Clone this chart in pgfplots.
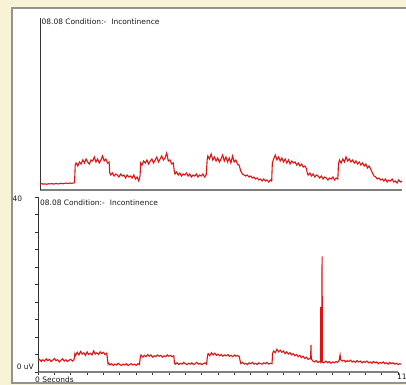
\documentclass[border=0pt]{standalone}
\usepackage{pgfplots}
\pgfplotsset{compat=1.18}
\usepackage{fontspec}
\setmainfont{DejaVu Sans}
\definecolor{bgc}{RGB}{247,243,212}
\definecolor{trace}{RGB}{222,20,20}
\definecolor{axgray}{RGB}{128,128,128}
\begin{document}
\begin{tikzpicture}[x=1bp,y=1bp]
\useasboundingbox (0,0) rectangle (406,385);
\fill[bgc] (0,0) rectangle (406,385);
\draw[axgray!85, line width=1.5bp, fill=white] (12,2) rectangle (412,377);

\begin{axis}[
  at={(40bp,195bp)}, anchor=south west,
  scale only axis, width=362bp, height=172bp,
  xmin=0, xmax=11, ymin=0, ymax=172,
  axis x line*=bottom, axis y line*=left,
  axis line style={-},
  x axis line style={axgray, line width=2bp, -},
  y axis line style={black!80, line width=0.7bp, -},
  xtick=\empty, ytick=\empty,
  clip=false,
]
\addplot[trace, line width=1.1bp] coordinates {
(0.00,6.0)(0.05,6.4)(0.10,5.8)(0.15,6.2)(0.20,5.6)(0.25,6.3)(0.30,6.0)(0.35,6.6)(0.40,5.9)(0.45,6.2)(0.50,6.5)(0.55,6.0)(0.60,6.4)(0.65,6.8)(0.70,6.2)(0.75,6.6)(0.80,6.9)(0.85,6.4)(0.90,7.0)(0.95,6.6)(1.00,6.9)(1.05,7.2)
(1.07,25)(1.10,27)(1.15,24)(1.20,28)(1.25,26)(1.30,30)(1.35,27)(1.40,31)(1.45,28)(1.50,26)(1.55,30)(1.60,29)(1.65,33)(1.70,28)(1.75,31)(1.80,27)(1.85,30)(1.90,34)(1.95,29)(2.00,31)(2.05,27)(2.10,28)
(2.12,17)(2.15,15)(2.20,17)(2.25,14)(2.30,16)(2.35,15)(2.40,13)(2.45,16)(2.50,14)(2.55,15)(2.60,12)(2.65,15)(2.70,13)(2.75,14)(2.80,12)(2.85,15)(2.90,11)(2.95,13)(3.00,9)(3.04,14)
(3.06,27)(3.10,25)(3.15,29)(3.20,27)(3.25,30)(3.30,26)(3.35,29)(3.40,31)(3.45,27)(3.50,30)(3.55,33)(3.60,28)(3.65,31)(3.70,34)(3.75,30)(3.80,32)(3.85,37)(3.90,29)(3.95,30)(4.00,26)(4.05,27)
(4.08,19)(4.10,16)(4.15,18)(4.20,15)(4.25,17)(4.30,14)(4.35,16)(4.40,15)(4.45,17)(4.50,14)(4.55,16)(4.60,13)(4.65,15)(4.70,14)(4.75,16)(4.80,13)(4.85,15)(4.90,14)(4.95,16)(5.00,13)(5.05,15)
(5.08,30)(5.10,34)(5.15,31)(5.20,36)(5.25,30)(5.30,33)(5.35,29)(5.40,32)(5.45,28)(5.50,31)(5.55,35)(5.60,29)(5.65,33)(5.70,28)(5.75,32)(5.80,27)(5.85,34)(5.90,28)(5.95,30)(6.00,26)(6.05,25)
(6.10,19)(6.15,16)(6.20,15)(6.25,14)(6.30,15)(6.35,13)(6.40,14)(6.45,12)(6.50,13)(6.55,11)(6.60,12)(6.65,10)(6.70,11)(6.75,9)(6.80,11)(6.85,9)(6.90,10)(6.95,8)(7.00,10)(7.04,9)
(7.06,27)(7.10,31)(7.15,35)(7.20,30)(7.25,33)(7.30,29)(7.35,32)(7.40,28)(7.45,31)(7.50,27)(7.55,30)(7.60,26)(7.65,29)(7.70,27)(7.75,28)(7.80,25)(7.85,27)(7.90,24)(7.95,26)(8.00,23)(8.05,24)(8.10,21)
(8.12,17)(8.15,15)(8.20,17)(8.25,14)(8.30,16)(8.35,13)(8.40,15)(8.45,14)(8.50,12)(8.55,14)(8.60,11)(8.65,13)(8.70,12)(8.75,10)(8.80,12)(8.85,11)(8.90,13)(8.95,10)(9.00,12)(9.05,11)
(9.07,26)(9.10,30)(9.15,27)(9.20,31)(9.25,28)(9.30,33)(9.35,29)(9.40,31)(9.45,28)(9.50,30)(9.55,27)(9.60,29)(9.65,26)(9.70,28)(9.75,25)(9.80,27)(9.85,24)(9.90,26)(9.95,22)(10.00,24)(10.05,21)
(10.10,17)(10.15,14)(10.20,13)(10.25,11)(10.30,12)(10.35,10)(10.40,11)(10.45,9)(10.50,11)(10.55,8)(10.60,10)(10.65,9)(10.70,11)(10.75,8)(10.80,9)(10.85,7)(10.90,10)(10.95,8)(11.00,9)
};
\end{axis}

\begin{axis}[
  at={(38bp,13bp)}, anchor=south west,
  scale only axis, width=360bp, height=175bp,
  xmin=0, xmax=11, ymin=0, ymax=40,
  axis x line*=bottom, axis y line*=left,
  axis line style={-},
  x axis line style={axgray, line width=2bp, -},
  y axis line style={black!80, line width=0.7bp, -},
  xtick={0,0.5,1,1.5,2,2.5,3,3.5,4,4.5,5,5.5,6,6.5,7,7.5,8,8.5,9,9.5,10,10.5,11},
  ytick={0,4,8,12,16,20,24,28,32,36,40},
  xticklabels={}, yticklabels={},
  tick align=outside, major tick length=3bp,
  tick style={black!80, line width=0.7bp},
  clip=false,
]
\addplot[trace, line width=1.1bp] coordinates {
(0.00,2.6)(0.05,2.9)(0.10,2.4)(0.15,2.8)(0.20,2.5)(0.25,3.0)(0.30,2.6)(0.35,2.9)(0.40,2.4)(0.45,2.7)(0.50,3.1)(0.55,2.6)(0.60,2.8)(0.65,2.3)(0.70,2.7)(0.75,3.0)(0.80,2.5)(0.85,2.8)(0.90,2.4)(0.95,2.7)(1.00,2.9)(1.05,2.5)(1.10,2.8)
(1.13,4.2)(1.15,3.8)(1.20,4.5)(1.25,3.9)(1.30,4.7)(1.35,4.1)(1.40,4.4)(1.45,3.8)(1.50,4.6)(1.55,4.0)(1.60,4.3)(1.65,3.9)(1.70,4.8)(1.75,4.1)(1.80,4.4)(1.85,4.0)(1.90,4.6)(1.95,4.2)(2.00,4.5)(2.05,4.0)(2.10,4.3)
(2.14,1.9)(2.15,2.1)(2.20,1.6)(2.25,1.9)(2.30,1.5)(2.35,1.8)(2.40,1.6)(2.45,2.0)(2.50,1.7)(2.55,1.5)(2.60,1.8)(2.65,1.6)(2.70,1.9)(2.75,1.5)(2.80,1.7)(2.85,1.9)(2.90,1.6)(2.95,1.8)(3.00,1.5)(3.05,1.9)(3.10,1.7)
(3.13,3.6)(3.15,3.9)(3.20,3.4)(3.25,3.8)(3.30,3.5)(3.35,4.0)(3.40,3.6)(3.45,3.9)(3.50,3.4)(3.55,3.7)(3.60,3.5)(3.65,3.9)(3.70,3.6)(3.75,3.8)(3.80,3.4)(3.85,3.7)(3.90,3.5)(3.95,3.9)(4.00,3.6)(4.05,3.8)(4.10,3.5)(4.15,3.7)
(4.17,2.0)(4.20,1.8)(4.25,2.1)(4.30,1.7)(4.35,2.0)(4.40,1.8)(4.45,2.2)(4.50,1.9)(4.55,1.7)(4.60,2.0)(4.65,1.8)(4.70,2.1)(4.75,1.7)(4.80,1.9)(4.85,2.2)(4.90,1.8)(4.95,2.0)(5.00,1.7)(5.05,1.9)(5.10,2.1)(5.15,1.8)
(5.18,3.8)(5.20,4.2)(5.25,3.7)(5.30,4.4)(5.35,3.9)(5.40,4.3)(5.45,3.8)(5.50,4.1)(5.55,3.7)(5.60,4.0)(5.65,3.6)(5.70,3.9)(5.75,3.7)(5.80,4.0)(5.85,3.6)(5.90,3.8)(5.95,3.5)(6.00,3.9)(6.05,3.6)(6.10,3.8)(6.15,3.5)
(6.19,2.1)(6.20,1.9)(6.25,2.2)(6.30,1.8)(6.35,2.0)(6.40,1.7)(6.45,2.1)(6.50,1.9)(6.55,2.2)(6.60,1.8)(6.65,2.0)(6.70,1.7)(6.75,2.1)(6.80,1.9)(6.85,1.8)(6.90,2.1)(6.95,1.9)(7.00,2.2)(7.05,1.8)(7.10,2.0)(7.15,1.9)
(7.17,4.3)(7.20,4.8)(7.25,4.4)(7.30,5.2)(7.35,4.6)(7.40,5.0)(7.45,4.5)(7.50,4.8)(7.55,4.2)(7.60,4.6)(7.65,4.1)(7.70,4.4)(7.75,3.9)(7.80,4.2)(7.85,3.7)(7.90,4.0)(7.95,3.5)(8.00,3.8)(8.05,3.3)(8.10,3.6)(8.15,3.1)(8.20,3.4)(8.25,2.9)(8.30,3.1)
(8.33,3.0)(8.34,6.2)(8.35,3.0)(8.40,2.5)(8.45,2.3)(8.50,2.6)(8.55,2.2)(8.60,2.4)(8.63,2.3)(8.64,14.9)(8.65,2.2)(8.67,2.4)(8.68,26.4)(8.69,2.3)(8.72,2.1)
(8.75,2.2)(8.80,2.5)(8.85,2.1)(8.90,2.4)(8.95,2.0)(9.00,2.3)(9.05,2.1)(9.10,2.4)(9.15,2.2)(9.20,2.6)(9.23,3.9)(9.25,2.8)(9.30,2.5)(9.35,2.7)(9.40,2.3)(9.45,2.6)(9.50,2.4)(9.55,2.7)(9.60,2.3)(9.65,2.5)(9.70,2.2)(9.75,2.6)(9.80,2.3)(9.85,2.5)(9.90,2.1)(9.95,2.4)
(10.00,2.2)(10.05,2.5)(10.10,2.1)(10.15,2.3)(10.20,2.0)(10.25,2.4)(10.30,2.1)(10.35,2.3)(10.40,1.9)(10.45,2.2)(10.50,2.0)(10.55,2.3)(10.60,1.9)(10.65,2.1)(10.70,1.8)(10.75,2.2)(10.80,1.9)(10.85,2.1)(10.90,1.8)(10.95,2.0)(11.00,1.7)(11.05,1.9)(11.10,1.8)
};
\end{axis}

\begin{scope}[font=\fontsize{7.5}{8}\selectfont, text=black!90, inner sep=0pt]
\node[anchor=west] at (41.5,363) {08.08 Condition:-\hspace{5bp}Incontinence};
\node[anchor=west] at (40,182) {08.08 Condition:-\hspace{5bp}Incontinence};
\node at (17.5,186) {40};
\node[anchor=east] at (34,18) {0 uV};
\node[anchor=west] at (35,5.5) {0 Seconds};
\node[anchor=west] at (397,8) {11};
\end{scope}
\end{tikzpicture}
\end{document}
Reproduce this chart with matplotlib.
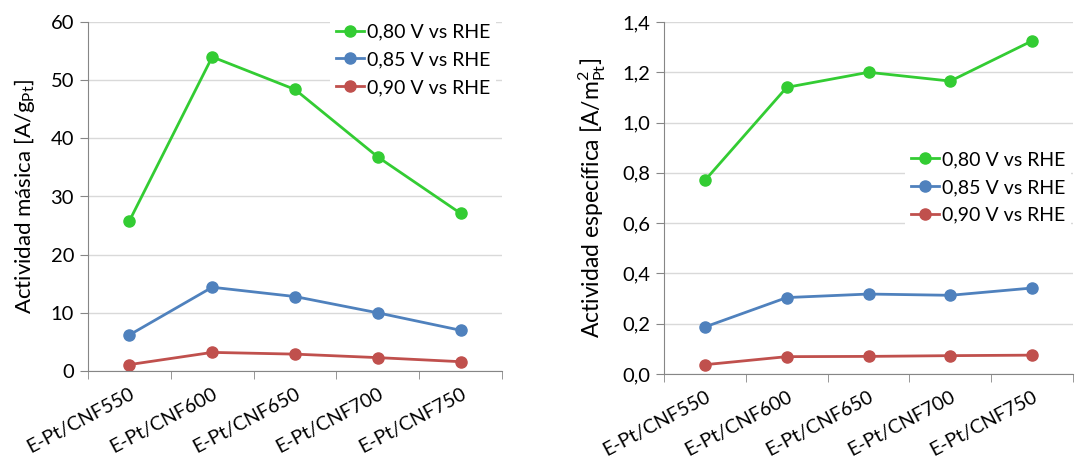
import matplotlib.pyplot as plt
from matplotlib.ticker import FuncFormatter, MultipleLocator

plt.rcParams['font.family'] = ['Lato', 'DejaVu Sans']

samples = ['E-Pt/CNF550', 'E-Pt/CNF600', 'E-Pt/CNF650', 'E-Pt/CNF700', 'E-Pt/CNF750']
series_labels = ['0,80 V vs RHE', '0,85 V vs RHE', '0,90 V vs RHE']
colors = ['#33CC33', '#4F81BD', '#C0504D']

# mass activity [A/g_Pt]
mass_080 = [25.8, 54.0, 48.4, 36.8, 27.1]
mass_085 = [6.2, 14.4, 12.8, 10.0, 7.0]
mass_090 = [1.1, 3.2, 2.9, 2.3, 1.6]

# specific activity [A/m2_Pt]
spec_080 = [0.77, 1.14, 1.20, 1.165, 1.325]
spec_085 = [0.187, 0.304, 0.318, 0.313, 0.342]
spec_090 = [0.037, 0.069, 0.070, 0.073, 0.075]

W, H = 1077, 461
fig = plt.figure(figsize=(W / 100, H / 100), dpi=100)
ax1 = fig.add_axes([88 / W, (H - 371) / H, (502 - 88) / W, (371 - 22) / H])
ax2 = fig.add_axes([664 / W, (H - 374) / H, (1073 - 664) / W, (374 - 22) / H])

x = list(range(len(samples)))


def style_axis(ax, ymax, ystep, fmt):
    ax.set_xlim(-0.5, len(samples) - 0.5)
    ax.set_ylim(0, ymax)
    ax.yaxis.set_major_locator(MultipleLocator(ystep))
    ax.yaxis.set_major_formatter(FuncFormatter(fmt))
    ax.set_xticks(x)
    ax.set_xticklabels(samples, rotation=28, ha='right', rotation_mode='anchor')
    ax.set_xticks([i - 0.5 for i in range(len(samples) + 1)], minor=True)
    ax.tick_params(axis='x', which='major', length=0, pad=10, labelsize=14)
    ax.tick_params(axis='x', which='minor', length=6, color='#868686')
    ax.tick_params(axis='y', length=6, color='#868686', labelsize=14.5, pad=4)
    ax.grid(axis='y', color='#D9D9D9', linewidth=1)
    ax.set_axisbelow(True)
    for side in ['top', 'right']:
        ax.spines[side].set_visible(False)
    for side in ['left', 'bottom']:
        ax.spines[side].set_color('#868686')


style_axis(ax1, 60, 10, lambda v, p: f'{v:.0f}')
style_axis(ax2, 1.4, 0.2, lambda v, p: f'{v:.1f}'.replace('.', ','))

for ax, data in [(ax1, [mass_080, mass_085, mass_090]),
                 (ax2, [spec_080, spec_085, spec_090])]:
    for vals, lab, c in zip(data, series_labels, colors):
        ax.plot(x, vals, color=c, lw=2, marker='o', markersize=8, label=lab)

ax1.set_ylabel('Actividad másica [A/g$_{\\mathregular{Pt}}$]', fontsize=16, labelpad=10)
ax2.set_ylabel('Actividad específica [A/m$^{\\mathregular{2}}_{\\mathregular{Pt}}$]', fontsize=16.5, labelpad=10)

leg_kw = dict(fontsize=14, frameon=True, facecolor='white', edgecolor='none', framealpha=1,
              handlelength=1.45, handletextpad=0.15, labelspacing=0.55, borderpad=0.3)
ax1.legend(loc='upper right', bbox_to_anchor=(1.01, 1.04), **leg_kw)
ax2.legend(loc='center right', bbox_to_anchor=(1.02, 0.53), **leg_kw)

fig.savefig('out.png', dpi=100)
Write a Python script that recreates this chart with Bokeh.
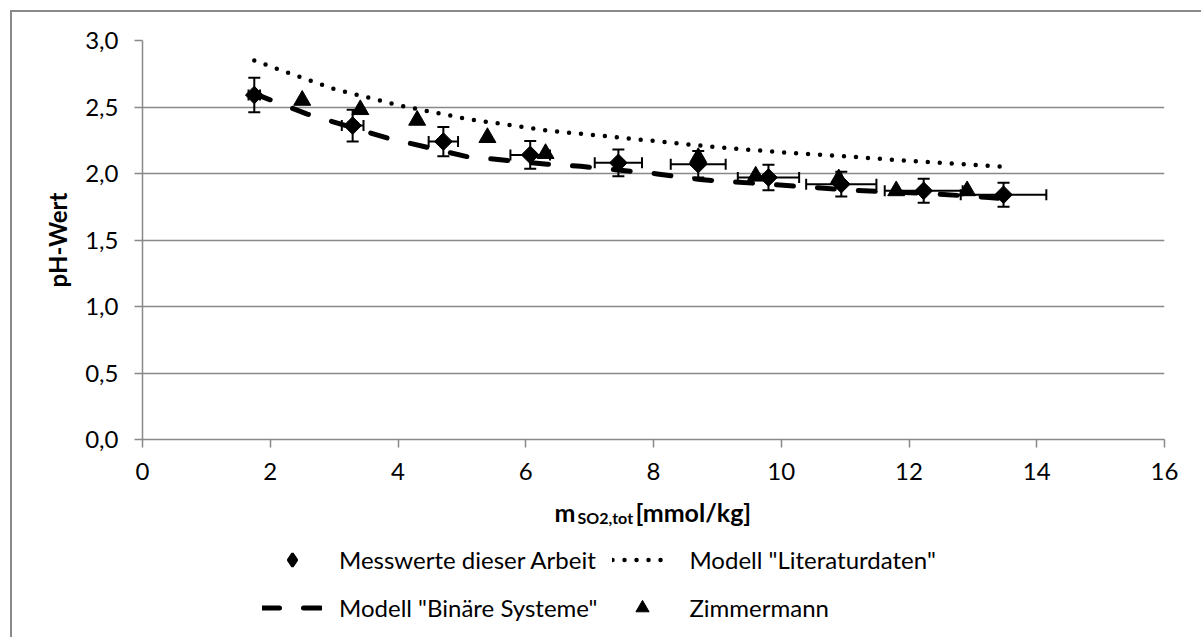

Exercise task — Copy word for word only the lines above from the one with "Reproduce this chart with matplotlib." through the one with "colors = ['#33CC33', '#4F81BD', '#C0504D']". Leave pictures out.

The result —
Reproduce this chart with matplotlib.
import matplotlib.pyplot as plt
from matplotlib.ticker import FuncFormatter, MultipleLocator

plt.rcParams['font.family'] = ['Lato', 'DejaVu Sans']

samples = ['E-Pt/CNF550', 'E-Pt/CNF600', 'E-Pt/CNF650', 'E-Pt/CNF700', 'E-Pt/CNF750']
series_labels = ['0,80 V vs RHE', '0,85 V vs RHE', '0,90 V vs RHE']
colors = ['#33CC33', '#4F81BD', '#C0504D']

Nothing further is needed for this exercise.